The auto encoder is also able to reconstruct the behavior of the temperature when some data are missing (or removed because too corrupted): up to a week of observations can be artificially restored by feeding the VAE with the values corresponding to a linear interpolation of the extremes of the missing interval, as can be seen in Figure 9.

Longer missing intervals should be tackled with a different approach being the climate variations substantial and a simple linear interpolation not sufficient for a proper reconstruction.

Finally, a simple assessment of the latent space may be carried out by plotting the scatterplots of the training samples encodings in Figure 10. The most important aspect is the presence of seasonal clusters, as it is an index of the correct encoding of the yearly periodicity.

An important remark has to be done concerning the training procedure. Typically, the machine learning way to proceed is to update the weights of the model based on the training samples' reconstruction and to monitor overfitting over a test set. However, the setup used in the current work is quite different. Indeed, there is just a 4–5 years series, i.e., repeated measurements of each time window. This is a very limiting factor, because it means no significant pieces of the data may be extracted for comparing the reconstruction of a training sample with the corresponding sample of a test set. Another option could be to compare the reconstruction of a sample with a nearby one used as a test sample, under the assumption that they are similar. In practice, however, this last assumption is quite arguable, let alone the fact that this would prevent the use of a conspicuous part of the available data. Moreover, the goal is to start from the original, spoiled, time series and to generate another series similar to the previous one but without any anomalous peak. The goodness of the reconstruction can be therefore assessed by the capability of the VAE to either generate a resembling time series and to cut off the anomalies. These arguments drove the decision to use the entire dataset of the station as a training set, and to look at the reconstruction obtained by feeding the VAE with the original Ringebu series. Then, relying on the score defined in Section 3.2 and also on a qualitative assessment, the results have been evaluated.

Moreover, the approach followed using the station dataset for the training phase is the best possible to the authors' knowledge, but a note of caution has to be taken since it is just a plausible reconstruction of the possible series that would have been expected in case many years of records had been available.

With respect to other classical VAE architectures, the one presented in this work outperforms the others mainly thanks to two key aspects. First, the introduction of the LSTM layer, which allows the encoder to detect important features of the time series and to keep memory of them for a long period of time. In addition, it contains a larger number of trainable parameters and makes the training a little slower, but its contribution to the final results is fundamental. The second beneficial aspect is the implementation of convolutional layers with kernel sizes equal to the daily and half-day periodicities, which were evident in the dataset.

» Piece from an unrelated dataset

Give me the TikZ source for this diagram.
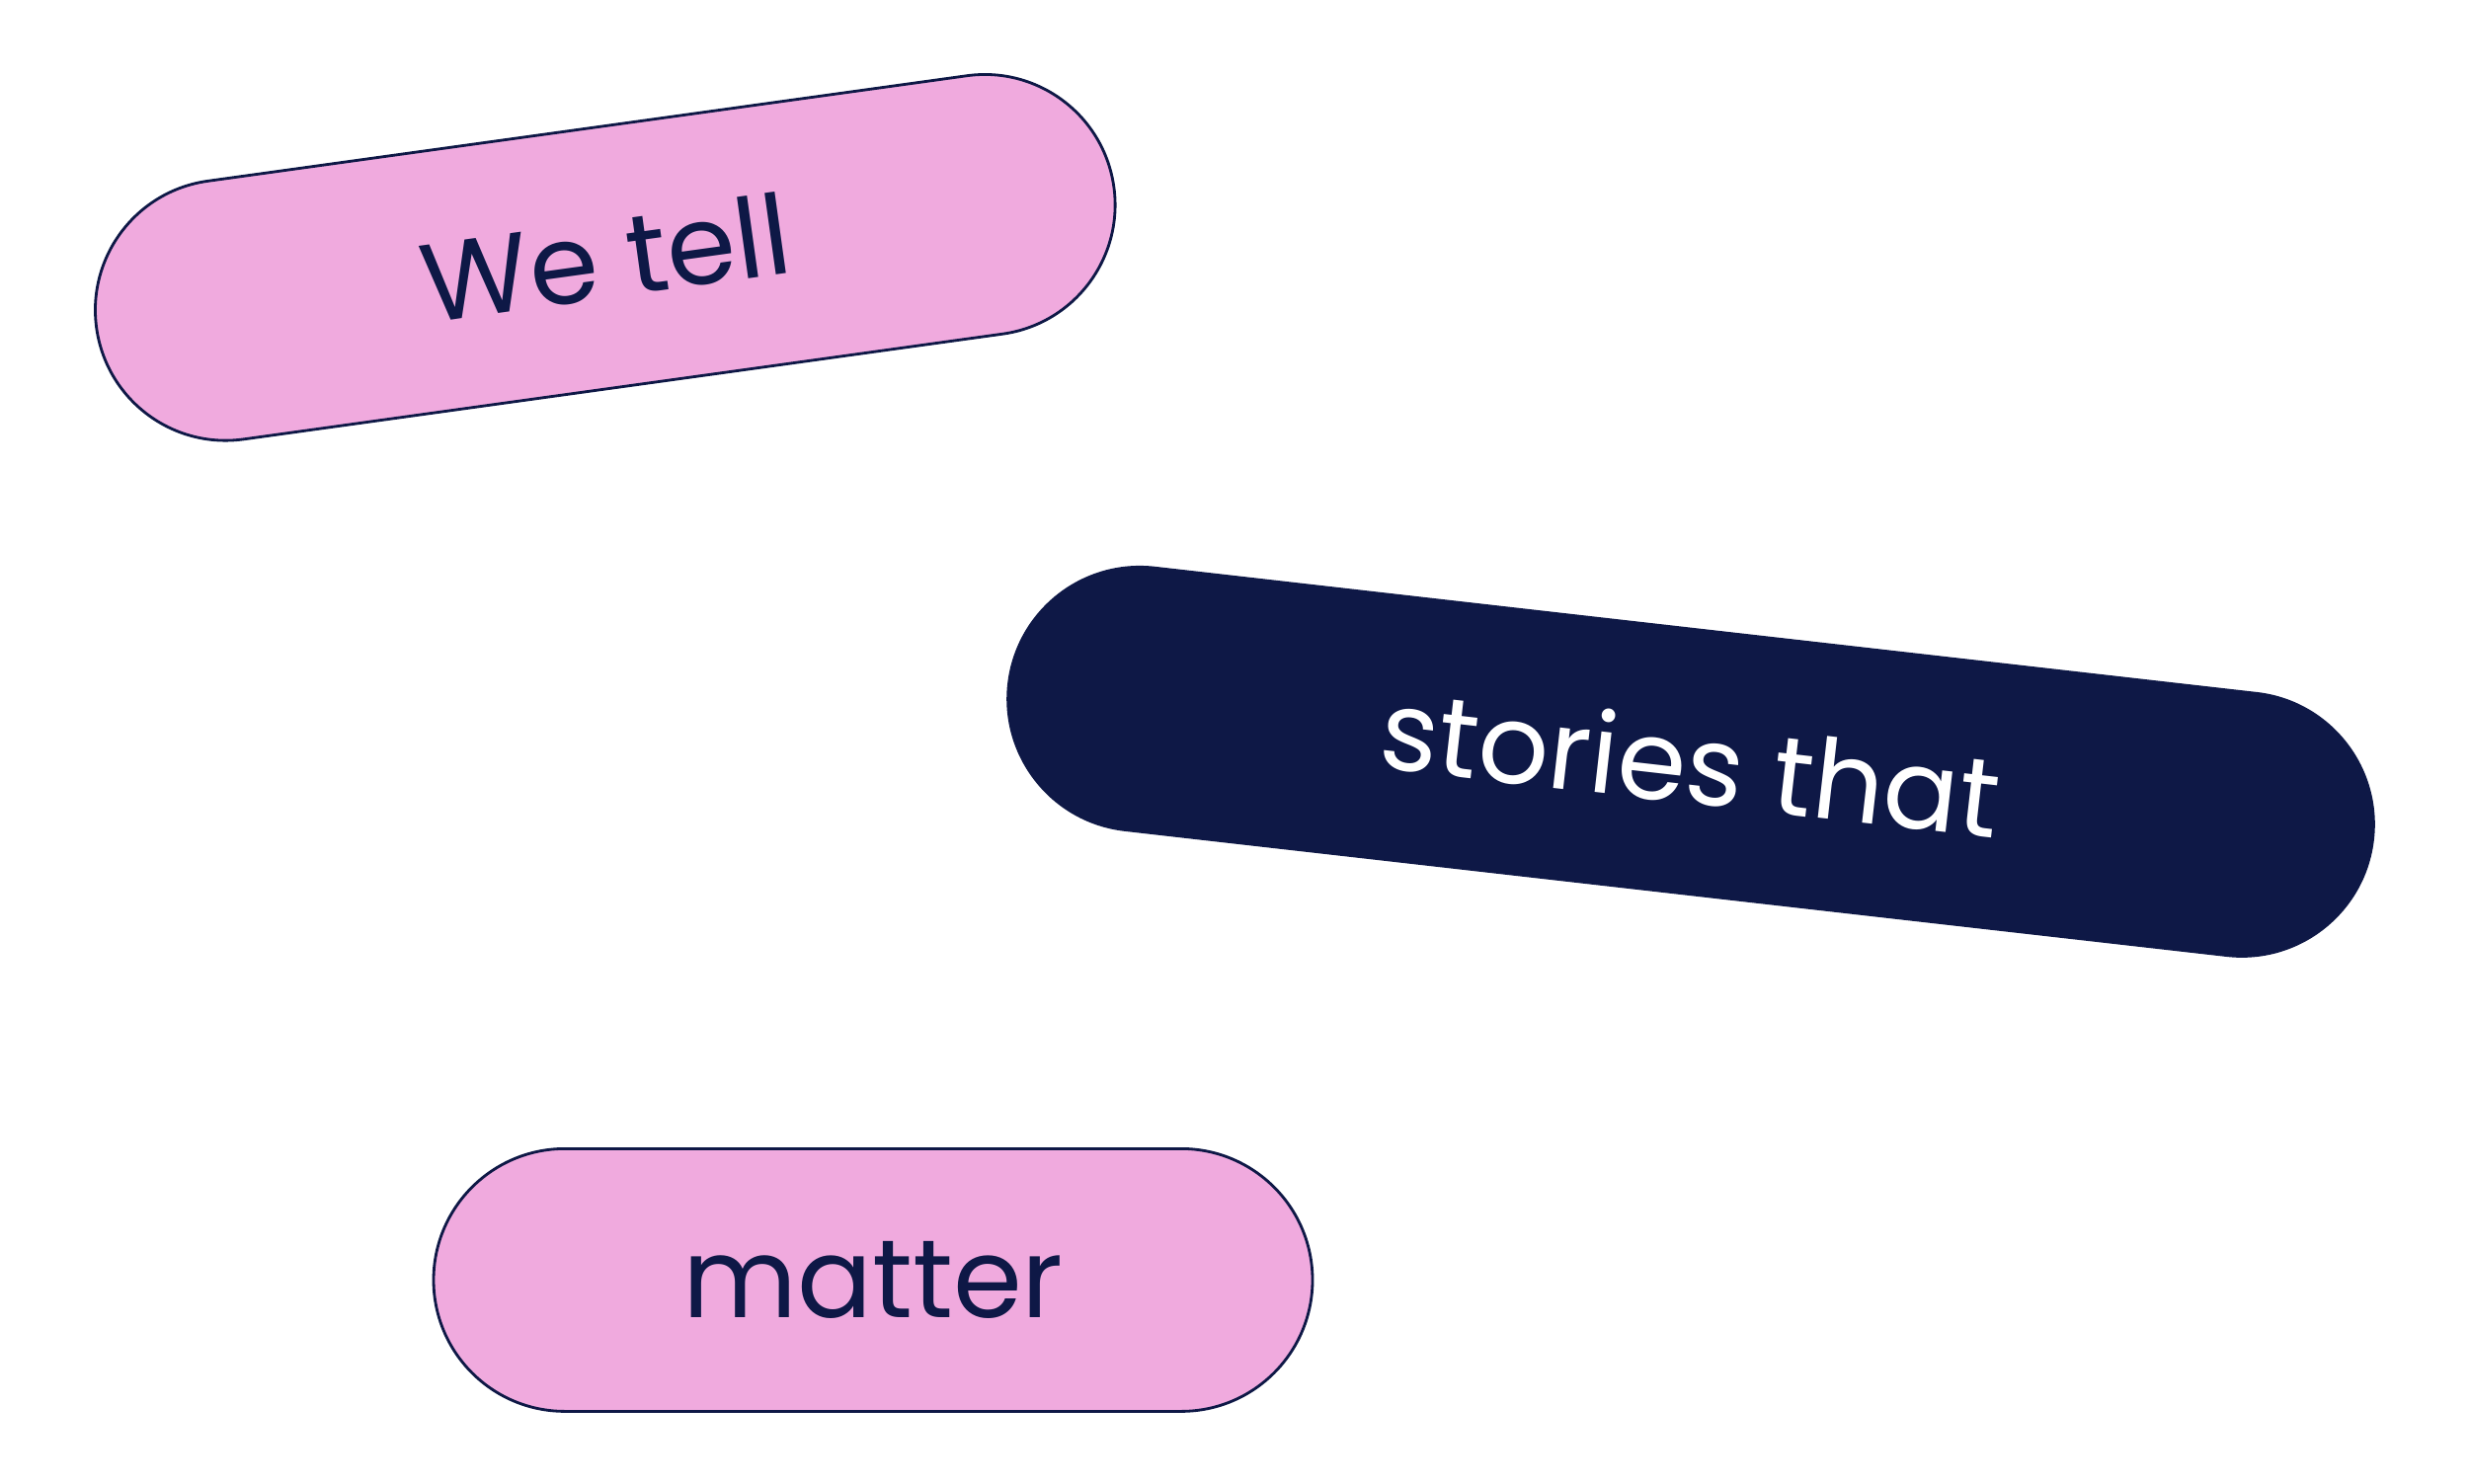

Finally, the results have shown that the VAE is able to reconstruct the time series even in the absence of some fractions of input data.

5. Conclusions

In this work an attempt to implement an unsupervised machine learning method for the problem of reconstructing the internal climate time series of a heritage building, a stave church in this case, has been proposed. As previously underlined, there are some criticalities within this approach, which are due to the poor amount of available data.

Nevertheless, it has been successfully managed to reconstruct, for the vast majority of the year period, a realistic time series of the natural internal climate of the church, providing a method that is able to reliably fill missing data of many hours' time span, up to some days.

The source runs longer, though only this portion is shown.